Re: Desperate for advice and help!!!!!!!!

Post by Suzie, FRG Adviser » Fri Mar 13, 2020 10:08 pm

Dear ND2502,

Welcome to the Parent’s Forum.

I can see that you had been open and honest with children services about your past conviction and this led to your partner being assessed and her being put on a protective parent course which she passed.
Your post is not clear about how much you were assessed or whether any support was offered to you to reduce any risk (if any) you might pose to your daughter.
However, it looks like the social worker was expecting you to live in separate places and that you would only be having limited contact with your daughter which was to be supervised by mum. On that basis, she closed children services file.

Have you or mum got a copy of the last assessment or any final correspondence from the social worker that might confirm the position? If not, you could ask for a copy from children services.

The situation has changed-you now live together. I assume mum would have been told to contact children services if this happened. What’s mum’s view?
If you or mum advised children services of this change, then as you say, a further assessment is likely to take place. You may be asked to move out of the family home while this happens.

I suggest you contact the stop it now helpline on 0808 1000 900 for advice about assessments and support that is available for you.
You could also contact our helpline on 0808 801 0366 to discuss your options.
Best wishes,
Suzie

ND2502
Posts: 2
Joined: Sat Feb 22, 2020 12:47 pm

Re: Desperate for advice and help!!!!!!!!
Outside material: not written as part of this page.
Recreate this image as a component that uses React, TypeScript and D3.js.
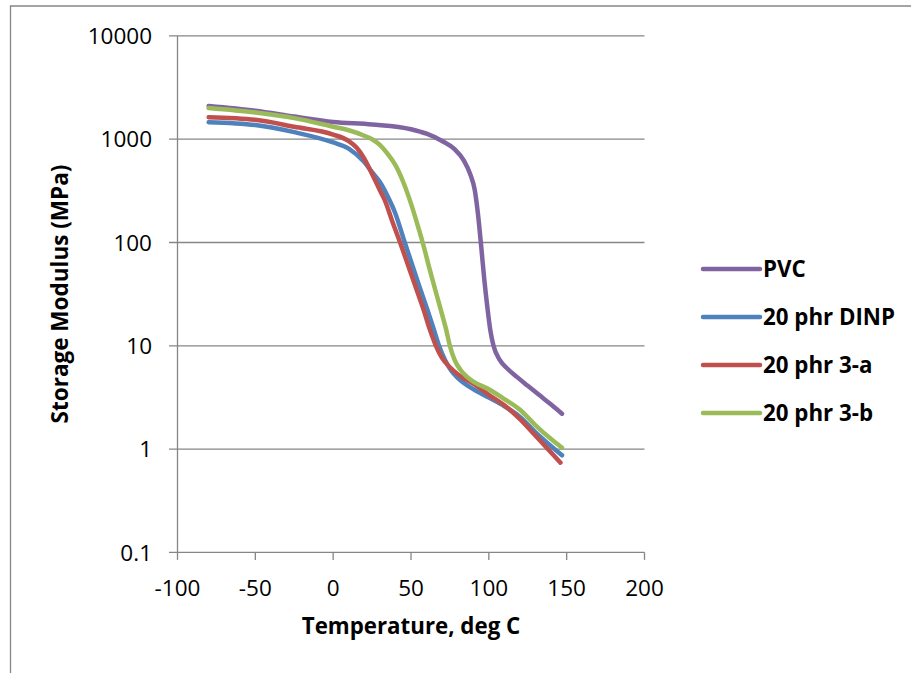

Post by ND2502 » Sat Mar 14, 2020 10:30 am

Hi Suzie,

Thank you for your reply, no they assessed me and then refused to offer me any help at all they just said we won’t help you but we will put my partner through the course that she passed, throughout the whole time they made it clear that they didn’t want to help me nor did they want to try and help us to remain a family, we were also never given any final correspondence we were just told at my initial contact appointment with my daughter that the case was closed and were allowed to leave as a family and get the train back home to where we used to live, since we have been back here we have had no contact at all from the children’s services in this area we have been here now for over 18 months, I think either I miss wrote something as we don’t live together now we never have done as we had no idea what the next steps would be when we left the initial contact appointment, nothing was mentioned about the future and moving forward just that the case was closed, we have been left in limbo and that’s why I posted to find out what options we have now?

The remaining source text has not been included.